[Data shown]

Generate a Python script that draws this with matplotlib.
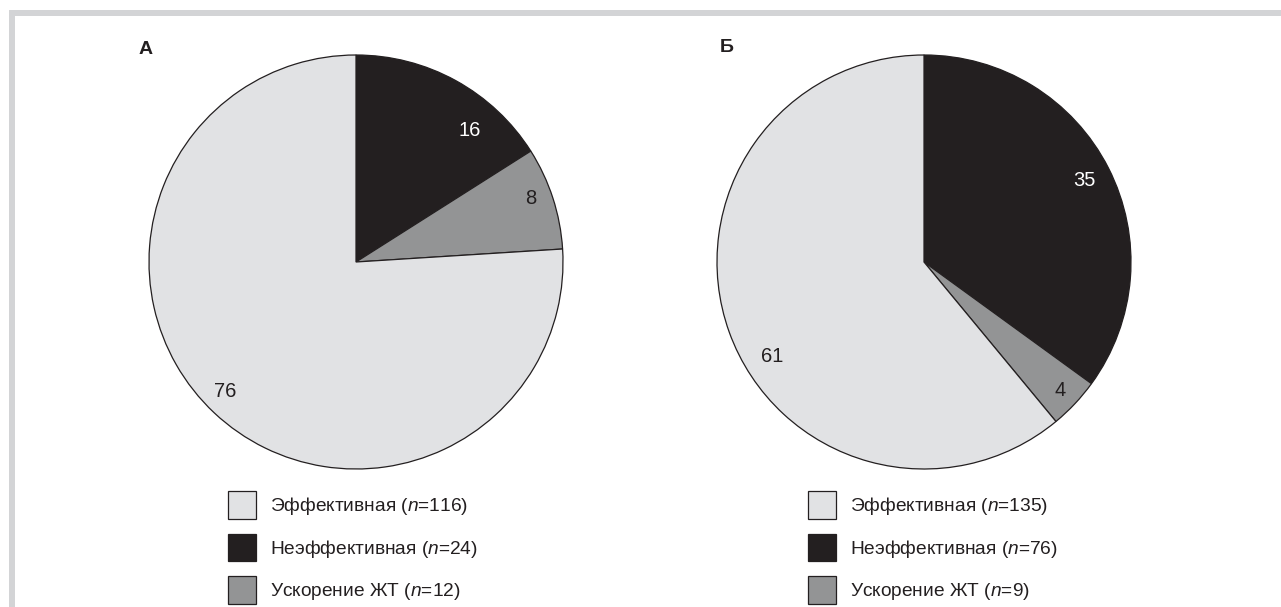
import matplotlib
matplotlib.use("Agg")
import matplotlib.pyplot as plt
from matplotlib.patches import Rectangle
import numpy as np

plt.rcParams['font.family'] = ['Liberation Sans', 'DejaVu Sans']
plt.rcParams['mathtext.fontset'] = 'custom'
plt.rcParams['mathtext.rm'] = 'Liberation Sans'
plt.rcParams['mathtext.it'] = 'Liberation Sans:italic'

# Data
categories = ["Эффективная", "Неэффективная", "Ускорение ЖТ"]
panel_titles = ["А", "Б"]
pct_a = [76, 16, 8]          # percent shares, panel А
pct_b = [61, 35, 4]          # percent shares, panel Б
n_a = [116, 24, 12]          # patient counts, panel А
n_b = [135, 76, 9]           # patient counts, panel Б

colors = ["#e1e2e4", "#231f20", "#939495"]
label_colors = ["#231f20", "#ffffff", "#231f20"]
edge = "#231f20"

# label placement: (radius fraction, angle shift in degrees) per wedge
label_place_a = [(0.89, -2), (0.84, -12), (0.90, 2)]
label_place_b = [(0.865, 12), (0.87, 0), (0.905, 0)]

W, H = 1281, 607
fig = plt.figure(figsize=(W / 100, H / 100), dpi=100)


def px_box(cx, cy, r):
    return [(cx - r) / W, 1 - (cy + r) / H, 2 * r / W, 2 * r / H]


def draw_panel(cx, cy, r, values, counts, places, title, title_xy, legend_xy):
    ax = fig.add_axes(px_box(cx, cy, r))
    # draw order: dark, gray clockwise from top, light fills the rest
    order = [1, 2, 0]
    vals = [values[i] for i in order]
    cols = [colors[i] for i in order]
    wedges, _ = ax.pie(vals, colors=cols, startangle=90, counterclock=False,
                       radius=1, wedgeprops=dict(edgecolor=edge, linewidth=0.9))
    ax.set_xlim(-1.0, 1.0)
    ax.set_ylim(-1.0, 1.0)
    ax.set_aspect('auto')
    ax.axis('off')
    for w, i in zip(wedges, order):
        rf, shift = places[i]
        mid = np.deg2rad((w.theta1 + w.theta2) / 2 + shift)
        ax.text(rf * np.cos(mid), rf * np.sin(mid), str(values[i]),
                ha='center', va='center', fontsize=14.5, color=label_colors[i])
    fig.text(title_xy[0] / W, 1 - title_xy[1] / H, title, fontsize=14,
             fontweight='bold', ha='center', va='center', color='#231f20')
    handles = [wedges[order.index(i)] for i in range(3)]
    labels = [f"{categories[i]} ($n$={counts[i]})" for i in range(3)]
    fig.legend(handles, labels, loc='upper left',
               bbox_to_anchor=(legend_xy[0] / W, 1 - legend_xy[1] / H),
               frameon=False, fontsize=13.8, handlelength=1.45, handleheight=1.85,
               handletextpad=0.75, labelspacing=0.78, borderpad=0,
               borderaxespad=0, labelcolor='#231f20')


draw_panel(356, 262, 207, pct_a, n_a, label_place_a, panel_titles[0], (146, 49), (228, 491))
draw_panel(924, 262, 207, pct_b, n_b, label_place_b, panel_titles[1], (727, 48), (808, 491))

# light grey frame open at the right and bottom
fig.patches.append(Rectangle((11.5 / W, -0.2), 2.0, 1 - 13 / H + 0.2,
                             transform=fig.transFigure, fill=False,
                             edgecolor='#d3d4d6', linewidth=4.3, zorder=-1))

fig.savefig("out.png", dpi=100, facecolor='white')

[Short exercise] Without the pictures, print the whole listing exactly as given.

[Exercise response]
Generate a Python script that draws this with matplotlib.
import matplotlib
matplotlib.use("Agg")
import matplotlib.pyplot as plt
from matplotlib.patches import Rectangle
import numpy as np

plt.rcParams['font.family'] = ['Liberation Sans', 'DejaVu Sans']
plt.rcParams['mathtext.fontset'] = 'custom'
plt.rcParams['mathtext.rm'] = 'Liberation Sans'
plt.rcParams['mathtext.it'] = 'Liberation Sans:italic'

# Data
categories = ["Эффективная", "Неэффективная", "Ускорение ЖТ"]
panel_titles = ["А", "Б"]
pct_a = [76, 16, 8]          # percent shares, panel А
pct_b = [61, 35, 4]          # percent shares, panel Б
n_a = [116, 24, 12]          # patient counts, panel А
n_b = [135, 76, 9]           # patient counts, panel Б

colors = ["#e1e2e4", "#231f20", "#939495"]
label_colors = ["#231f20", "#ffffff", "#231f20"]
edge = "#231f20"

# label placement: (radius fraction, angle shift in degrees) per wedge
label_place_a = [(0.89, -2), (0.84, -12), (0.90, 2)]
label_place_b = [(0.865, 12), (0.87, 0), (0.905, 0)]

W, H = 1281, 607
fig = plt.figure(figsize=(W / 100, H / 100), dpi=100)


def px_box(cx, cy, r):
    return [(cx - r) / W, 1 - (cy + r) / H, 2 * r / W, 2 * r / H]


def draw_panel(cx, cy, r, values, counts, places, title, title_xy, legend_xy):
    ax = fig.add_axes(px_box(cx, cy, r))
    # draw order: dark, gray clockwise from top, light fills the rest
    order = [1, 2, 0]
    vals = [values[i] for i in order]
    cols = [colors[i] for i in order]
    wedges, _ = ax.pie(vals, colors=cols, startangle=90, counterclock=False,
                       radius=1, wedgeprops=dict(edgecolor=edge, linewidth=0.9))
    ax.set_xlim(-1.0, 1.0)
    ax.set_ylim(-1.0, 1.0)
    ax.set_aspect('auto')
    ax.axis('off')
    for w, i in zip(wedges, order):
        rf, shift = places[i]
        mid = np.deg2rad((w.theta1 + w.theta2) / 2 + shift)
        ax.text(rf * np.cos(mid), rf * np.sin(mid), str(values[i]),
                ha='center', va='center', fontsize=14.5, color=label_colors[i])
    fig.text(title_xy[0] / W, 1 - title_xy[1] / H, title, fontsize=14,
             fontweight='bold', ha='center', va='center', color='#231f20')
    handles = [wedges[order.index(i)] for i in range(3)]
    labels = [f"{categories[i]} ($n$={counts[i]})" for i in range(3)]
    fig.legend(handles, labels, loc='upper left',
               bbox_to_anchor=(legend_xy[0] / W, 1 - legend_xy[1] / H),
               frameon=False, fontsize=13.8, handlelength=1.45, handleheight=1.85,
               handletextpad=0.75, labelspacing=0.78, borderpad=0,
               borderaxespad=0, labelcolor='#231f20')


draw_panel(356, 262, 207, pct_a, n_a, label_place_a, panel_titles[0], (146, 49), (228, 491))
draw_panel(924, 262, 207, pct_b, n_b, label_place_b, panel_titles[1], (727, 48), (808, 491))

# light grey frame open at the right and bottom
fig.patches.append(Rectangle((11.5 / W, -0.2), 2.0, 1 - 13 / H + 0.2,
                             transform=fig.transFigure, fill=False,
                             edgecolor='#d3d4d6', linewidth=4.3, zorder=-1))

fig.savefig("out.png", dpi=100, facecolor='white')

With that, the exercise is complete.